Jakarta, CNN Indonesia — Pemerintah memutuskan menanggung Pajak Penghasilan (PPh) 21 buruh manufaktur. Tak tanggung-tanggung, insentif ini diberikan selama enam bulan demi mengurangi tekanan pandemi virus corona. Lewat insentif ini, buruh manufaktur bisa membawa pulang gaji mereka lebih besar tanpa potongan pajak.
Sebetulnya, wajar apabila pemerintah memperlakukan sektor manufaktur sebagai anak emas. Sebab, Ekonom Universitas Indonesia (UI) Telisa Aulia Falianty menilai manufaktur menyerap banyak tenaga kerja. “Kalau pekerja sektor manufaktur bisa konsumsi, maka produksi juga jalan. Jadi, menggerakkan dua hal sekaligus,” ujarnya, Jumat (13/3).
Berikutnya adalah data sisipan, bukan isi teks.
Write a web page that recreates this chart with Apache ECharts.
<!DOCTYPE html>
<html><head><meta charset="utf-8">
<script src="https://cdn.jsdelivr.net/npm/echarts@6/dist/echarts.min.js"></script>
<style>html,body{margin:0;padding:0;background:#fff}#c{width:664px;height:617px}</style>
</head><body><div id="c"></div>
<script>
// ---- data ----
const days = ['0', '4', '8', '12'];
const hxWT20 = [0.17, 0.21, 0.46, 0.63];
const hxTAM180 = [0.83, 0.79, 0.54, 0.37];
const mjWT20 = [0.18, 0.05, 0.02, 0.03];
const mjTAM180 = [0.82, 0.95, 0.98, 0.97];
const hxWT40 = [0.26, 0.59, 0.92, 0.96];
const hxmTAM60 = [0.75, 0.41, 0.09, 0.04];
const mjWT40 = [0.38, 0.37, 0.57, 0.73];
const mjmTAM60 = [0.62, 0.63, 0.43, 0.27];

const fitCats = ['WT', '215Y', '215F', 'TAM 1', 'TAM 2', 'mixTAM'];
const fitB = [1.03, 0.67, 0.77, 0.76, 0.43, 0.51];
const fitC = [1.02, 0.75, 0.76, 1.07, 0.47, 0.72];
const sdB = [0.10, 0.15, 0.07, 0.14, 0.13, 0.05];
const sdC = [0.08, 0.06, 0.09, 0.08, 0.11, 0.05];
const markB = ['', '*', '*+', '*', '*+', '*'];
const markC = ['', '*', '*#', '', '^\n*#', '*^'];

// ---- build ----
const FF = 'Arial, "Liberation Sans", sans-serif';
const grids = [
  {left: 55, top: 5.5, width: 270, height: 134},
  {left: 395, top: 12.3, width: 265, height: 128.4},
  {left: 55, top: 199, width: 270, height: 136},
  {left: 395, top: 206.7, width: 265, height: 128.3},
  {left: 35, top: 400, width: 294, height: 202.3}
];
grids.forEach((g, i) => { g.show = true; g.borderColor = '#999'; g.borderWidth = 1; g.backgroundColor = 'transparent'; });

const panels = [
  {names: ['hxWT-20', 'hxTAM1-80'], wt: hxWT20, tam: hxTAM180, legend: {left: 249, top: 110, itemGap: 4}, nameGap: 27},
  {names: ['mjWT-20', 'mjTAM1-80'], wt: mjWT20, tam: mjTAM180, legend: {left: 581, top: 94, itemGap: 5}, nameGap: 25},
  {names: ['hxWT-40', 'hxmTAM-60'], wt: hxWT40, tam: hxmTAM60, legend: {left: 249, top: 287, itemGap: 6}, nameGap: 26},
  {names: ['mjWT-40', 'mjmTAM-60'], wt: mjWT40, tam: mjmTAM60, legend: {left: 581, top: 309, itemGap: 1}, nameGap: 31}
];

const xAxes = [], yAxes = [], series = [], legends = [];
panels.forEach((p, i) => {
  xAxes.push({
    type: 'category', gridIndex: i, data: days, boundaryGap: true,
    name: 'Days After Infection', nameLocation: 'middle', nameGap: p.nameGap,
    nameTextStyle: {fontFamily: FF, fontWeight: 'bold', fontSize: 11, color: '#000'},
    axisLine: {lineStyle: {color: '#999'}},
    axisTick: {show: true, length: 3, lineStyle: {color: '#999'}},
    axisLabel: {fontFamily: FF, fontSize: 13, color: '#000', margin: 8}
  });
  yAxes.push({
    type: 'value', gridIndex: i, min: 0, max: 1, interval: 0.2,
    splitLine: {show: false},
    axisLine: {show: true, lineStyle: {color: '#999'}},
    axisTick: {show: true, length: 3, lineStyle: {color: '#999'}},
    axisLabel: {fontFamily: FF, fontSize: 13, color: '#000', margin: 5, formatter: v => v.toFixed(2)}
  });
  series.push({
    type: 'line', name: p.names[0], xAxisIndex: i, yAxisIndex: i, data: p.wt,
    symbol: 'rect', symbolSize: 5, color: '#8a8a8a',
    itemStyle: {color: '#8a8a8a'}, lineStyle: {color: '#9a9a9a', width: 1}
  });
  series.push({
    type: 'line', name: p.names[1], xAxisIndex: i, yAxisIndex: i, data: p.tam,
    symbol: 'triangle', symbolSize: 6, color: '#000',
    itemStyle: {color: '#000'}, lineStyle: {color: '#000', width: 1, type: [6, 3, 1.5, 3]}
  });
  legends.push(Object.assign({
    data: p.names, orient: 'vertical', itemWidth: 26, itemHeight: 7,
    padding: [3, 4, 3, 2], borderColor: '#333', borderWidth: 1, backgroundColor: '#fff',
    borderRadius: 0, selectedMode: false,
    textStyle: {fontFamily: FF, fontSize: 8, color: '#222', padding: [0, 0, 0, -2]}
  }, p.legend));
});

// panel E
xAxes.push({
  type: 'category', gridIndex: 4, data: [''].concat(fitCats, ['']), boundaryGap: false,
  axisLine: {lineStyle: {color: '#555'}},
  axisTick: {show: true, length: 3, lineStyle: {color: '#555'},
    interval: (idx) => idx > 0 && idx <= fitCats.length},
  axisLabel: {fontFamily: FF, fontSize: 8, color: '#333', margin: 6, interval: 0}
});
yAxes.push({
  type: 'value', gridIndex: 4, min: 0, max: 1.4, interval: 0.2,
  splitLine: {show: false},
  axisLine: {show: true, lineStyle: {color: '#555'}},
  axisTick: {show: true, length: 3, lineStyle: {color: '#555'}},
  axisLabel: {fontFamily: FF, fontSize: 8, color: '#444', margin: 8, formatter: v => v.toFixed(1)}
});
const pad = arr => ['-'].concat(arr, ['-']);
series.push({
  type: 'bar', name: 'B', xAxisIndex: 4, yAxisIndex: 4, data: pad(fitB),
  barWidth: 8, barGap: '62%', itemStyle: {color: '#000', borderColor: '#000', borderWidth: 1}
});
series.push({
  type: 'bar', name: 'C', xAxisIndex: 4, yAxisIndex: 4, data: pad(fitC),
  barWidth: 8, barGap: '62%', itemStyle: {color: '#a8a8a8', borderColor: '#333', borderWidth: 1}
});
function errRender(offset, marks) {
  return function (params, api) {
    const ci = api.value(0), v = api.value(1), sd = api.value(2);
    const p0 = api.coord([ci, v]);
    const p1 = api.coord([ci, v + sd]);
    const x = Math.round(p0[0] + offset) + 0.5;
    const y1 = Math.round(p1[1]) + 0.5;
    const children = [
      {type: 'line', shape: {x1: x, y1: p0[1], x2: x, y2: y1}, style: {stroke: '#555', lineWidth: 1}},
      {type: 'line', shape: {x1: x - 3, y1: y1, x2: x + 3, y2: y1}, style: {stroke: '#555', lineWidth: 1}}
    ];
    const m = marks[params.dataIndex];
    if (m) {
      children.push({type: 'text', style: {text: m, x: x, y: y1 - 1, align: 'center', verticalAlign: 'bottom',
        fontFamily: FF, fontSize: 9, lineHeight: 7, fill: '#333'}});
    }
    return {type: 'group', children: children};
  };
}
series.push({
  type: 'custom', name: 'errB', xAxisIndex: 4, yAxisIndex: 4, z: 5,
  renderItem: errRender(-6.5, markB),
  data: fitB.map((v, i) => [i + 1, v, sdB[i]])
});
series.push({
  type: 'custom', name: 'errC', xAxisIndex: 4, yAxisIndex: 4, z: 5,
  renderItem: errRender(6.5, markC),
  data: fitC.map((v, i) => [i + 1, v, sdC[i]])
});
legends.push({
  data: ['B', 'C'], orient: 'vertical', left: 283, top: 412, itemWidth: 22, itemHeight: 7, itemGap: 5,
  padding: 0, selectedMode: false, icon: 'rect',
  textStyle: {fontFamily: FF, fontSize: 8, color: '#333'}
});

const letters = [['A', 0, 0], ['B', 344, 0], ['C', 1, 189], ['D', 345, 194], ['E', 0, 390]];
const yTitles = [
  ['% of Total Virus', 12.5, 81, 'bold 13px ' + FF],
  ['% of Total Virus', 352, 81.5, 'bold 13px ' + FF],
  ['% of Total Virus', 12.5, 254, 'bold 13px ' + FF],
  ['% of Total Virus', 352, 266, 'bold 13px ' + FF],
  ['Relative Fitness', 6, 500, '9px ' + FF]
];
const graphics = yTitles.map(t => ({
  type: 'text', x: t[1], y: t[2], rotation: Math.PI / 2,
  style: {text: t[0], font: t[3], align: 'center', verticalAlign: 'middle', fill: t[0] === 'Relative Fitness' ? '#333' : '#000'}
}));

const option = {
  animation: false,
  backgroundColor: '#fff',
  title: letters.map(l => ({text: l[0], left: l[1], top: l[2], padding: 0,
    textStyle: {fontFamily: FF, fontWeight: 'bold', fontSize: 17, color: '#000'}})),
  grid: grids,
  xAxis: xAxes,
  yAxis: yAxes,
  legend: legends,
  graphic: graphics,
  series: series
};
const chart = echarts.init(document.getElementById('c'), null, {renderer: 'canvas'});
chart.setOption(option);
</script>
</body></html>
Alasan lain, ia mengatakan dari sisi administrasi, data pekerja manufaktur lebih rinci dan jelas. Ini artinya ketika pengurangan atau diskon pajak diberikan, pemerintah bakal lebih mudah untuk menerapkan kebijakannya.
Berbeda halnya dengan sektor pertanian, pariwisata, dan lainnya yang dinilai secara administrasi masih menyulitkan.”Pabrik, biasanya datanya lebih lengkap jadi, tracking-nya lebih mudah,” imbuh dia.
Persoalannya, kebijakan ini lahir di tengah penolakan buruh terhadap omnibus law Rancangan Undang-undang (RUU) Cipta Lapangan Kerja. Demo penolakan bahkan dilakukan di tengah wabah virus corona.
Tak heran, Telisa mengendus kebijakan insentif fiskal pemerintah bagi manufaktur sarat politis. “Secara politis, mungkin, ada keinginan untuk meredam juga (penolakan omnibus law),” jelasnya.
Direktur Eksekutif CITA Yustinus Prastowo menilai kebijakan pemerintah menggratiskan PPh 21 buruh manufaktur memang ‘nanggung’. Pasalnya, tingkat daya beli yang harus dijaga bukan cuma di kelompok pekerja manufaktur, tetapi juga sektor-sektor lainnya yang mengalami tekanan.
“Seharusnya diberikan saja ke semua sektor karena sebenarnya yang kena dampak virus corona juga ke sektor lain, terutama pariwisata, perhotelan, restoran, dan kuliner,” terang dia.
Khususnya, pekerja-pekerja yang masuk kategori kelas menengah ke bawah. Sebab, kebijakan gratis pungutan PPh 21 sejatinya hanya dirasakan oleh pekerja yang tak masuk kategori Penghasilan Tidak Kena Pajak (PTKP) atau mereka dengan gaji di atas Rp4,5 juta per bulan atau Rp60 juta per tahun.
Sementara, mereka yang di bawah PTKP, memang tidak dipungut pajak. Namun, perlu diketahui, kelompok ini pun tidak mendapat insentif pajak. “Padahal, justru yang di bawah PTKP ini mesti mendapat insentif. Misalnya, bantuan langsung tunai atau cash transfer,” ungkapnya.
Karenanya, ia menilai pemerintah masih perlu mengeluarkan insentif baru, termasuk untuk merelaksasi beban pengeluaran pekerja di sektor non-manufaktur. Toh, kondisi ekonomi saat ini memang tertekan.
Di sisi lain, kekuatan APBN masih ada tercermin dari ruang defisit anggaran yang masih lebar. Tahun ini, pemerintah menargetkan defisit anggaran 1,8 persen dari PDB. Namun, batas maksimal defisit anggaran sebetulnya 3 persen dari PDB. Karenanya, selagi ruang defisit masih lebar, ia mendorong pemerintah menebar insentif.